Dr. McCarthy carried out her research with neonates at the National Maternity Hospital Holles Street, (NMH), Holles Street, Dublin, under the supervision of Professor Colm O’Donnell, an NCRC principal investigator and consultant neonatologist, at the NMH.
The normal range of temperature for neonates is between 36.5°C and 37.5°C, and the greater the temperature variation outside these norms the poorer the outcome will be for the baby. “The initial goal was to examine 116 babies”, said Dr McCarthy, “but it was not necessary to reach that number as the results were very conclusive, and therefore, on ethical grounds, the study could be stopped with 72 babies studied.”
At that point, the study showed that 59% of babies placed on heated mattresses were found to be outside the normal temperature range, while the figure was 23% – less than half – for babies not placed on the mattresses.
Babies not placed on the mattresses, therefore, were far more likely to remain inside the normal temperature range, and thus to have better health outcomes.
It was a dramatic and somewhat unexpected finding, as there had been a widespread assumption in neonatal medicine that the heated mattresses were beneficial to pre-term neonates.
The findings were presented by Dr McCarthy at the prestigious American Paediatric Society Meeting, and published in the leading research journal, Paediatrics. The research had an immediate impact at the NMH, where the use of heated mattresses was stopped. Other Irish and international maternity hospitals soon followed this example and also stopped their use of heated mattresses.

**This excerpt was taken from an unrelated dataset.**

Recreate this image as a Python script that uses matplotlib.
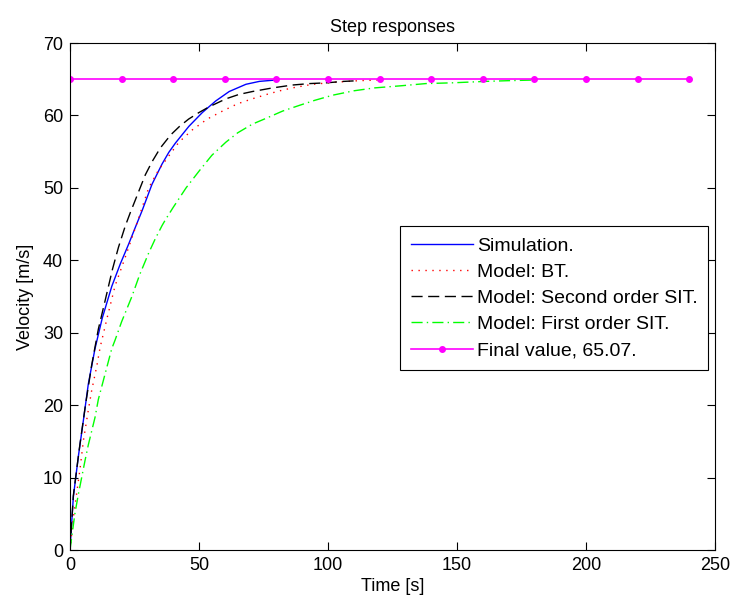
import matplotlib
matplotlib.use("Agg")
import matplotlib.pyplot as plt

# ---- data ----
sim_t = [0, 1.3, 3.2, 5.2, 7.1, 9.7, 12.5, 16.2, 19.5, 22.7, 25.5, 27.9, 31.8, 35.7, 38.3,
         40.9, 46.1, 51.3, 56.5, 61.7, 68.2, 73.4, 80]
sim_v = [0, 7.3, 12.8, 17.9, 22.9, 27.8, 32.0, 36.4, 39.5, 42.2, 44.7, 46.8, 50.5, 53.3, 54.9,
         56.2, 58.5, 60.4, 62.0, 63.3, 64.3, 64.7, 64.9]

bt_t = [0, 1.5, 3.9, 5.2, 7.1, 8.4, 10.4, 11.7, 14.5, 17.5, 21.5, 26.6, 30.5, 34.4, 38.3,
        42.2, 47.4, 53.2, 59.1, 64.9, 70.7, 77.2, 82.4, 87.6, 94.1, 103.2, 112, 121]
bt_v = [0, 5.0, 11.2, 15.1, 19.3, 22.0, 25.4, 28.0, 32.2, 36.5, 40.5, 45.8, 50.0, 52.5, 54.4,
        56.3, 58.0, 59.5, 60.6, 61.6, 62.3, 63.0, 63.5, 63.9, 64.3, 64.6, 64.8, 64.9]

so_t = [0, 1.3, 3.9, 6, 8.4, 11, 13.6, 16.5, 18.8, 21.4, 23.4, 25.3, 29.2, 31.8, 35, 39,
        42.5, 46, 50, 54, 60.5, 65.5, 70.7, 78.5, 86.3, 93, 99.3, 106, 112]
so_v = [0, 7.5, 14.7, 20.0, 25.5, 30.5, 34.4, 38.8, 41.8, 44.7, 46.6, 48.3, 51.8, 53.6, 55.5, 57.3,
        58.5, 59.5, 60.4, 61.2, 62.3, 62.9, 63.3, 63.8, 64.2, 64.4, 64.5, 64.7, 64.8]

fo_t = [0, 1.9, 3.2, 5.8, 7.1, 9.7, 11, 13.6, 16.2, 17.5, 20, 24, 27, 30.5, 33.1, 35.7, 37,
        40, 45, 50, 55, 60.4, 65, 70.7, 76, 82.4, 89, 95, 101.9, 110, 118, 128.5, 138, 148,
        161, 170, 181]
fo_v = [0, 5.0, 7.6, 12.3, 14.5, 18.3, 20.8, 24.3, 27.8, 29.0, 31.5, 35.0, 38.0, 41.0, 43.0, 44.8, 45.6,
        47.3, 50.0, 52.3, 54.5, 56.3, 57.6, 58.8, 59.6, 60.6, 61.4, 62.1, 62.8, 63.4, 63.8, 64.1, 64.4, 64.5,
        64.7, 64.8, 64.9]

final_value = 65.07
final_t = [0, 20, 40, 60, 80, 100, 120, 140, 160, 180, 200, 220, 240]
final_v = [final_value] * len(final_t)

labels = ["Simulation.", "Model: BT.", "Model: Second order SIT.",
          "Model: First order SIT.", "Final value, 65.07."]

plt.rcParams['font.family'] = ['Liberation Sans', 'DejaVu Sans']

fig = plt.figure(figsize=(7.35, 6.04), dpi=100)
ax = fig.add_axes([0.0952, 0.0894, 0.8776, 0.8394])

ax.plot(sim_t, sim_v, color=(0, 0, 1), lw=1.0, label=labels[0])
ax.plot(bt_t, bt_v, color=(1, 0, 0), lw=1.0, dashes=(1, 4), label=labels[1])
ax.plot(so_t, so_v, color='black', lw=1.0, dashes=(8, 4), label=labels[2])
ax.plot(fo_t, fo_v, color=(0, 1, 0), lw=1.0, dashes=(8, 3, 1, 3), label=labels[3])
ax.plot(final_t, final_v, color=(1, 0, 1), lw=1.2, marker='.', markersize=8, label=labels[4])

ax.set_xlim(0, 250)
ax.set_ylim(0, 70)
ax.set_xticks([0, 50, 100, 150, 200, 250])
ax.set_yticks([0, 10, 20, 30, 40, 50, 60, 70])
ax.tick_params(direction='in', top=True, right=True, length=6, width=0.8, labelsize=13, pad=5)
for s in ax.spines.values():
    s.set_linewidth(0.8)

ax.set_title("Step responses", fontsize=13, pad=8)
ax.set_xlabel("Time [s]", fontsize=13, labelpad=3)
ax.set_ylabel("Velocity [m/s]", fontsize=13, labelpad=6)

leg = ax.legend(loc='center right', bbox_to_anchor=(0.9896, 0.4966), fontsize=14,
                frameon=True, fancybox=False, edgecolor='black', framealpha=1,
                handlelength=3.2, handletextpad=0.2, labelspacing=0.44, borderpad=0.55,
                borderaxespad=0)
leg.get_frame().set_linewidth(0.8)

fig.savefig("out.png", dpi=100)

The international body that produces the accepted recommendations for paediatric healthcare is the International Liaison Committee on Resuscitation, or ILCOR. Until the publication of Dr McCarthy’s research, this influential body had a ‘neutral’ policy on the use of heated mattresses in neonates; they didn’t support or oppose their use.
However, after the research was published, and the findings were widely accepted, ILCOR changed its recommendation on heated mattresses as they were linked to temperature fluctuations in pre-term neonates, and they were unbeneficial. This meant Dr. McCarthy’s NCRC-funded research had a global impact.
“I have met paediatricians in Australia who are familiar with our research on heated mattresses here at the NMH, and have followed a policy of not using them as a result,” said Dr McCarthy. “That is rewarding as our research is helping save babies’ lives worldwide.”